Green Party Leader Elizabeth May says there's a crisis in Canada when it comes to artificial intelligence and the collection of personal information online, and rules need to be put into place now.

'Citizens’ rights to privacy are being trampled,' Green Party Leader Elizabeth May says

Green Party Leader Elizabeth May visited the University of Waterloo on Tuesday, Sept. 17, 2019, to talk about a portion of her party's platform dedicated to protecting people's personal data. (Kate Bueckert/CBC)

The Canadian government can do more to protect the personal privacy of individuals and it needs to start doing it now, Green Party Leader Elizabeth May says.

May visited the University of Waterloo, a school known for its work on artificial intelligence (AI) and is renowned for its computer science and computer engineering programs, to talk about a portion of her party's platform that calls for regulations around AI development and the collection of user data.

"There is a large crisis happening here because this is something that is largely unregulated," May said, noting many people don't realize just how much information is being collected on them. "This is a whole new playing field and in that playing field, citizens' rights to privacy are being trampled."

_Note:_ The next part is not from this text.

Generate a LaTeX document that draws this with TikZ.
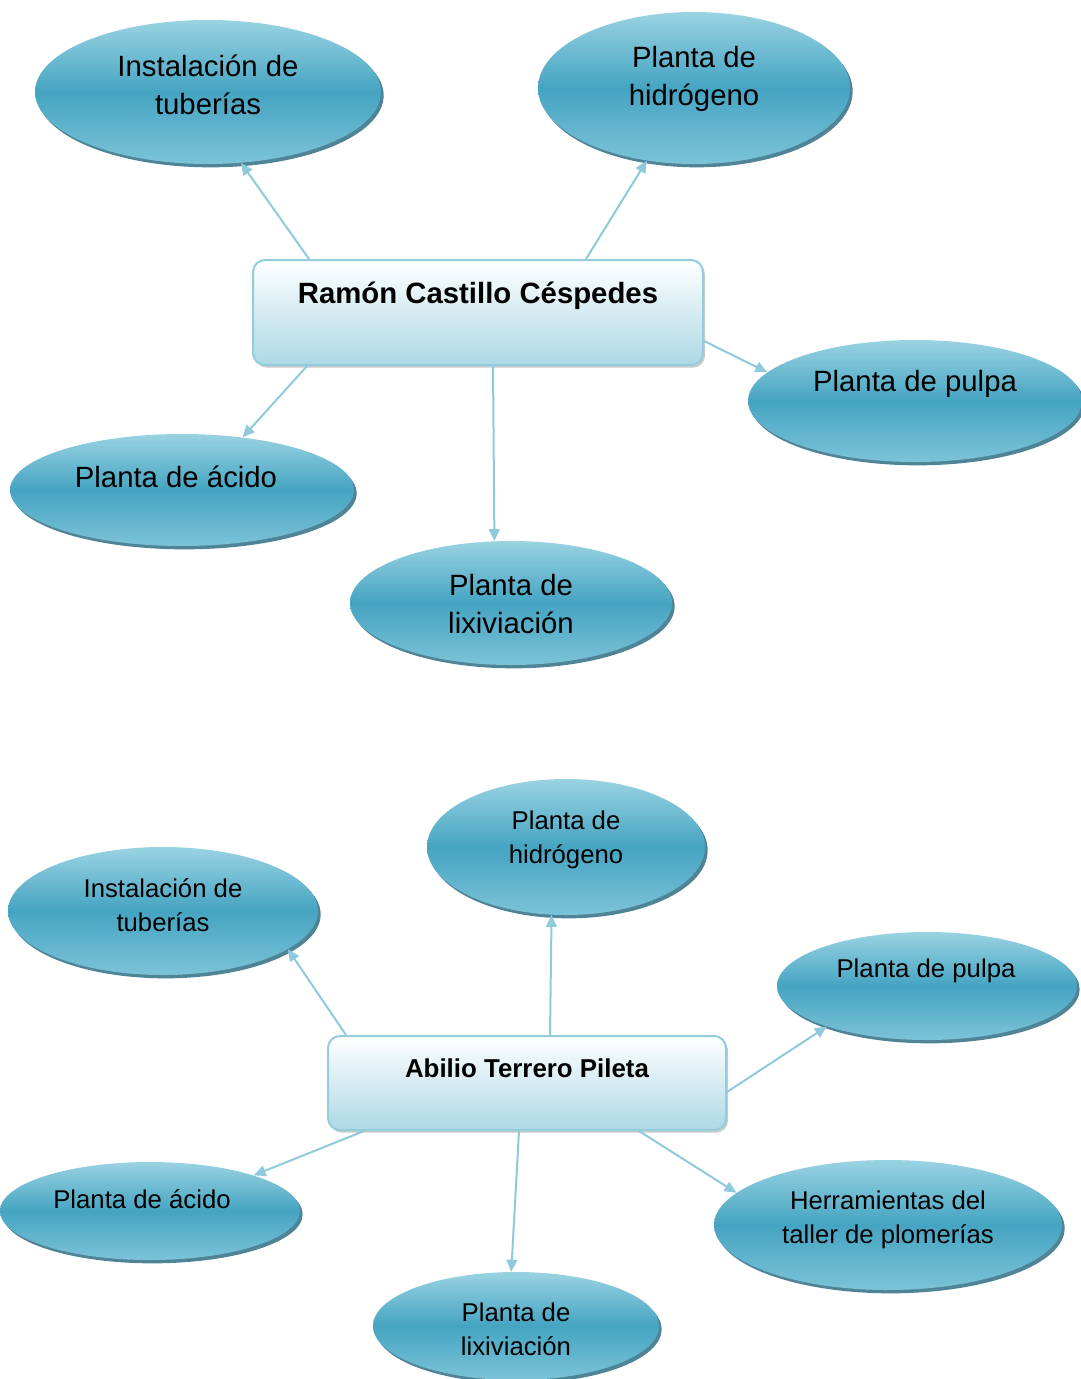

May says the party supports entrepreneurs and start-up companies that are developing "internet of things" products, but rules are needed. 

"I think it will be a sad state of affairs if our fridges become smarter than we are," she said. "I think we can make sure that we help new companies get started without invading our privacy."

She added as various groups and companies collect data on people, that information is being sold for profit and misuse of that information is a threat to Canadians and democracy.

Political parties collect data

May called on the other political parties to stop collecting voter data and using it for political purposes.

She says she attempted to get amendments passed to the Canada Elections Act twice, but was unsuccessful. 

She noted the Privacy Act as well as the Personal Information Protection and Electronic Documents Act govern how data on individuals is collected and held, but the two acts only apply to the government and businesses, not political parties.

Brexit, where Cambridge Analytica is accused of using voter data for targeted online advertising, is an example of why rules are needed, May says.

Democracy itself can be at risk...- Elizabeth May

"We urge all political parties to join us in supporting legislation to ensure that political parties have to play by the rules," May said.

"This is fundamental to democracy that we not allow large political parties to collect data about us which can be mined and used in ways that pervert democracy," she added.

"Democracy itself can be at risk when data is collected, manipulated, packaged, pre-programmed to hit receptors in our brain that are ready to hear that we have something to be afraid of instead of something to understand."